WHAT YOU SHOULD DO. Give the lines of the material verbatim, from the first line to the line with "114, 117, 120]", including both.

DATA LINES.
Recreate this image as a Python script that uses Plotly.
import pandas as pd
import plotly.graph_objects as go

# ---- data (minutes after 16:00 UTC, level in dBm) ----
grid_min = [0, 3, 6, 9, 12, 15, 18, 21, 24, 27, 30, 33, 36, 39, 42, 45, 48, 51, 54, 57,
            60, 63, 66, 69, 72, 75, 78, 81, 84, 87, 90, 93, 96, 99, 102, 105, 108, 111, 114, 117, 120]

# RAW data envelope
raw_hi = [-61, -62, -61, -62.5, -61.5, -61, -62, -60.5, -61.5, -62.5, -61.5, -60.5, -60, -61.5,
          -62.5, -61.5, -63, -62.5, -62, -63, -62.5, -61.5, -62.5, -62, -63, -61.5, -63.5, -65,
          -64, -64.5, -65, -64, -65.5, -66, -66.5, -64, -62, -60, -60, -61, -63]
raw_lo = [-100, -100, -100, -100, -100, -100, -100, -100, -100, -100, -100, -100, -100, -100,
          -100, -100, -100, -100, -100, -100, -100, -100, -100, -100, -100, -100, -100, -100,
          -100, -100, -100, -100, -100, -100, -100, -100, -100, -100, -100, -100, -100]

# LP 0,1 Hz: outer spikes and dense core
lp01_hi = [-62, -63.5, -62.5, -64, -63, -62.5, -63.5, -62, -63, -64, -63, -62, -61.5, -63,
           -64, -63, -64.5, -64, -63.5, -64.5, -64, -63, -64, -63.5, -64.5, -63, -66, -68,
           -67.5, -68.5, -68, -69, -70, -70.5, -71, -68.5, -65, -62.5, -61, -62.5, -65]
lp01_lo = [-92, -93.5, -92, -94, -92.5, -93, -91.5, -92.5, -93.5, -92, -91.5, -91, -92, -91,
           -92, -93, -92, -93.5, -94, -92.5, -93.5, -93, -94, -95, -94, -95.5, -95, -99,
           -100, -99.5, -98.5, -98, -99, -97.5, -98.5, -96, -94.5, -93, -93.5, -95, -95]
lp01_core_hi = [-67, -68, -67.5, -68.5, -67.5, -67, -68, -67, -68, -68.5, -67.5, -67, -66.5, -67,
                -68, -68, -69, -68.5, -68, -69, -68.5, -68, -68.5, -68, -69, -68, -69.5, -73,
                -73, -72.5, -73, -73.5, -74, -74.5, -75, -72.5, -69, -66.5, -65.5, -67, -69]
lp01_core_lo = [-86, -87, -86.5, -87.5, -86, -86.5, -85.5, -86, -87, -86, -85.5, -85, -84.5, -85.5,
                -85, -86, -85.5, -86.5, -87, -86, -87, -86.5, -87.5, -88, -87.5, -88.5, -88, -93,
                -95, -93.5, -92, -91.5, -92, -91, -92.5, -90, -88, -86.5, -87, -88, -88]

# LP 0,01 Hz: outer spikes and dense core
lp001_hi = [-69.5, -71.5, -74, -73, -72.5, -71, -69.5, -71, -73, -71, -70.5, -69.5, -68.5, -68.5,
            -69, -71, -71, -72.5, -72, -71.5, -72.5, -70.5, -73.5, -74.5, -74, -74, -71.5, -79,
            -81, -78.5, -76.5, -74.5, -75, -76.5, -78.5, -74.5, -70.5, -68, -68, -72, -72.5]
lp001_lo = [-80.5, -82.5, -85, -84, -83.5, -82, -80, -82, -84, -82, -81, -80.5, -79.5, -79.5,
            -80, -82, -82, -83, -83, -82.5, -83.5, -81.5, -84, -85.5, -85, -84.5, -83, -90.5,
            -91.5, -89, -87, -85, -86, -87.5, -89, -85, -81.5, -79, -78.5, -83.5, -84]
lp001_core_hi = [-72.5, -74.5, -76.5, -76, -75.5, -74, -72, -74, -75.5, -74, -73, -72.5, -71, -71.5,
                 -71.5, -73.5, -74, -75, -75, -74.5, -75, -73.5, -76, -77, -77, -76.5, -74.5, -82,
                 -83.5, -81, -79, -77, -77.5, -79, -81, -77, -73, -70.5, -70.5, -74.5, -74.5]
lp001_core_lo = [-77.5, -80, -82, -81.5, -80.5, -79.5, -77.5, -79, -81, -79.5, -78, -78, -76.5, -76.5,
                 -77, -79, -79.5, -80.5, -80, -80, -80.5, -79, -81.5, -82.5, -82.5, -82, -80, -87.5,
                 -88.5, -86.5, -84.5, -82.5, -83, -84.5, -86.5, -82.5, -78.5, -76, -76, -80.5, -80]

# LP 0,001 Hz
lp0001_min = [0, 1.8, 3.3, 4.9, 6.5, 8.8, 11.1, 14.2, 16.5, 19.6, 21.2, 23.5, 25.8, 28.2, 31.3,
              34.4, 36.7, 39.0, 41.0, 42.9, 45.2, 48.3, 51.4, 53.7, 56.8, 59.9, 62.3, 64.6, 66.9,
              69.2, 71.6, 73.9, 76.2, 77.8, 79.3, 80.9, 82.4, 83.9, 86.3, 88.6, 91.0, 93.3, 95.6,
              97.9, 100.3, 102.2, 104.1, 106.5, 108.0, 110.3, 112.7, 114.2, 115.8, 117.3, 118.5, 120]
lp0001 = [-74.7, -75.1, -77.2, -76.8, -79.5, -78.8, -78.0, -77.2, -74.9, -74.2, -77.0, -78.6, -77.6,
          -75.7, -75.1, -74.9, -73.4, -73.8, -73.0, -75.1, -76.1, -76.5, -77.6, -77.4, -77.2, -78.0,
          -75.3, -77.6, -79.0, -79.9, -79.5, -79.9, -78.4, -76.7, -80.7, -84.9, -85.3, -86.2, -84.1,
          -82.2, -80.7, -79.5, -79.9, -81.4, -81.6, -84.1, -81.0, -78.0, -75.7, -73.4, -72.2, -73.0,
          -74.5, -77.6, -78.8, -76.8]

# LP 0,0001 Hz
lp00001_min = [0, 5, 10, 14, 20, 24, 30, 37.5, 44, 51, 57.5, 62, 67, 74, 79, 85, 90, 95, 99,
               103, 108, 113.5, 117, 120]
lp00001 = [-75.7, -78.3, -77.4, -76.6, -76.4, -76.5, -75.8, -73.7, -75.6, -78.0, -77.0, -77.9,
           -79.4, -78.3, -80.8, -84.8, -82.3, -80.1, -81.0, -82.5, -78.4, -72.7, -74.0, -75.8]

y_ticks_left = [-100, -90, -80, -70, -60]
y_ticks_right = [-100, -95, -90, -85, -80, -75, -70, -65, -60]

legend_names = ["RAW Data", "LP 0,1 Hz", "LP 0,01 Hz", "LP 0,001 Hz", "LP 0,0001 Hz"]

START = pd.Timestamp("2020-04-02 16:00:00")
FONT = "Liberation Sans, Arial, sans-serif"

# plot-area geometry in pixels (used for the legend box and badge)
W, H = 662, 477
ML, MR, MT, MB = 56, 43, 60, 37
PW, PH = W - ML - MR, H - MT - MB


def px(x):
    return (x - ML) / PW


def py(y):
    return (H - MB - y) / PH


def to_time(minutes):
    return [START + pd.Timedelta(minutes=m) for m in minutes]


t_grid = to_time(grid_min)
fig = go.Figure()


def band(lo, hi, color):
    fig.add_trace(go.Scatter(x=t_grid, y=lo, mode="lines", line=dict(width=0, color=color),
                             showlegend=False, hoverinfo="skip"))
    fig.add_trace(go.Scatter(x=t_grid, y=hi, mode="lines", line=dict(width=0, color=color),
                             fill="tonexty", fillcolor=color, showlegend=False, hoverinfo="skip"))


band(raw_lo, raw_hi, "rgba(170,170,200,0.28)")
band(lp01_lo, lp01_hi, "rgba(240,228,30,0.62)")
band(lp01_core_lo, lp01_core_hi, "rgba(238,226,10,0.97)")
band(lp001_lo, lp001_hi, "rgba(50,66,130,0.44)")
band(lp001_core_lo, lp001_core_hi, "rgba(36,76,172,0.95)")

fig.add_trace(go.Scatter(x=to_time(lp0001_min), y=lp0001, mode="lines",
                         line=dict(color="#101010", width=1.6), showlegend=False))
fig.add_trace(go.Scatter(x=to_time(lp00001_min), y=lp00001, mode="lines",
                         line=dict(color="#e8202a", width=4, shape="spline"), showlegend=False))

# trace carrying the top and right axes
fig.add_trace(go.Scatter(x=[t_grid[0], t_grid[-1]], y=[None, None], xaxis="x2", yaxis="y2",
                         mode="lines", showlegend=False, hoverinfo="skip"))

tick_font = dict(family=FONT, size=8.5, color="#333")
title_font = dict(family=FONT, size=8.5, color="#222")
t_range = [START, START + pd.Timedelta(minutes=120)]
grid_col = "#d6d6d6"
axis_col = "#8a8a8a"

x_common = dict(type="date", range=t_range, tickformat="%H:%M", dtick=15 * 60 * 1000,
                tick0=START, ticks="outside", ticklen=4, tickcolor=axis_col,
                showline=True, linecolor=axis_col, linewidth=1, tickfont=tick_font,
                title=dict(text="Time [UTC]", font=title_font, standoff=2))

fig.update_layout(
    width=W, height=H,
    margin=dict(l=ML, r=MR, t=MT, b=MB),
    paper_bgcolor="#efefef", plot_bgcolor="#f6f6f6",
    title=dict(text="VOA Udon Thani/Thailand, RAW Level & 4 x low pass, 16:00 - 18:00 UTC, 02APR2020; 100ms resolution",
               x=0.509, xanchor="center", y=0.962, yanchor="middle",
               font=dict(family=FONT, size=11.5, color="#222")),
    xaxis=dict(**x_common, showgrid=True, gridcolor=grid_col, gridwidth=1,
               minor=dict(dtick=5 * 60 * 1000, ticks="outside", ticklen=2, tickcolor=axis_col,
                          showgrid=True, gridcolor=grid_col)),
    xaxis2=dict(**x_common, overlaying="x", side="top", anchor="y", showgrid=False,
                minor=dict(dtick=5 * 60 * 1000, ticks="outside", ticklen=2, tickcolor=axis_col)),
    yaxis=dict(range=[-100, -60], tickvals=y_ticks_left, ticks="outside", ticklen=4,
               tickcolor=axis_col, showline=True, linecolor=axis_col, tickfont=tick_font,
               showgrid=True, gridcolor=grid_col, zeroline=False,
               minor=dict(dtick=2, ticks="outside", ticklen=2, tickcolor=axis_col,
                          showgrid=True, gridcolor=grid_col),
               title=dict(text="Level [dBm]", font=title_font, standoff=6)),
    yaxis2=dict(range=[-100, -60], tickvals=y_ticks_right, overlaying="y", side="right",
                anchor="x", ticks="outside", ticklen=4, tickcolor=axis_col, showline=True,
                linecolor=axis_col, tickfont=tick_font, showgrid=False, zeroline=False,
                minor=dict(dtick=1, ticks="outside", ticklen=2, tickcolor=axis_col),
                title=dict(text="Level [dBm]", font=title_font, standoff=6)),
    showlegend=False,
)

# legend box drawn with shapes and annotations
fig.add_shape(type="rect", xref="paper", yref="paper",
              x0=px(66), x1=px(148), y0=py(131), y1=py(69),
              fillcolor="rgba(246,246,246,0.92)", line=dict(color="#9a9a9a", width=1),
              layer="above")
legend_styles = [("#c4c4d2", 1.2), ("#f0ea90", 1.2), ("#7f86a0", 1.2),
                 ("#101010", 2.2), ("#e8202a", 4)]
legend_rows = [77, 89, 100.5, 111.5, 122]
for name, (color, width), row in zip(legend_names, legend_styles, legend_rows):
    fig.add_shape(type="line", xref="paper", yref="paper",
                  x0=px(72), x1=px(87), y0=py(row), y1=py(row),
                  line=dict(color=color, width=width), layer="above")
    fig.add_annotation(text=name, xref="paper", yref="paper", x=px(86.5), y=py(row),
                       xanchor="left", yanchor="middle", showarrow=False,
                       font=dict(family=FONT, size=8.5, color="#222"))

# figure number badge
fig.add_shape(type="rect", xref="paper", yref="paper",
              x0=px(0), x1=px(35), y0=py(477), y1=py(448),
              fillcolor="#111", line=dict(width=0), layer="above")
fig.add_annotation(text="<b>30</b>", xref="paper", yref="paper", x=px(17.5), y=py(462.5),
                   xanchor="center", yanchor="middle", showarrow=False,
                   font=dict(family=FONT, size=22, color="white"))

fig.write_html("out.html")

SOLUTION.
Recreate this image as a Python script that uses Plotly.
import pandas as pd
import plotly.graph_objects as go

# ---- data (minutes after 16:00 UTC, level in dBm) ----
grid_min = [0, 3, 6, 9, 12, 15, 18, 21, 24, 27, 30, 33, 36, 39, 42, 45, 48, 51, 54, 57,
            60, 63, 66, 69, 72, 75, 78, 81, 84, 87, 90, 93, 96, 99, 102, 105, 108, 111, 114, 117, 120]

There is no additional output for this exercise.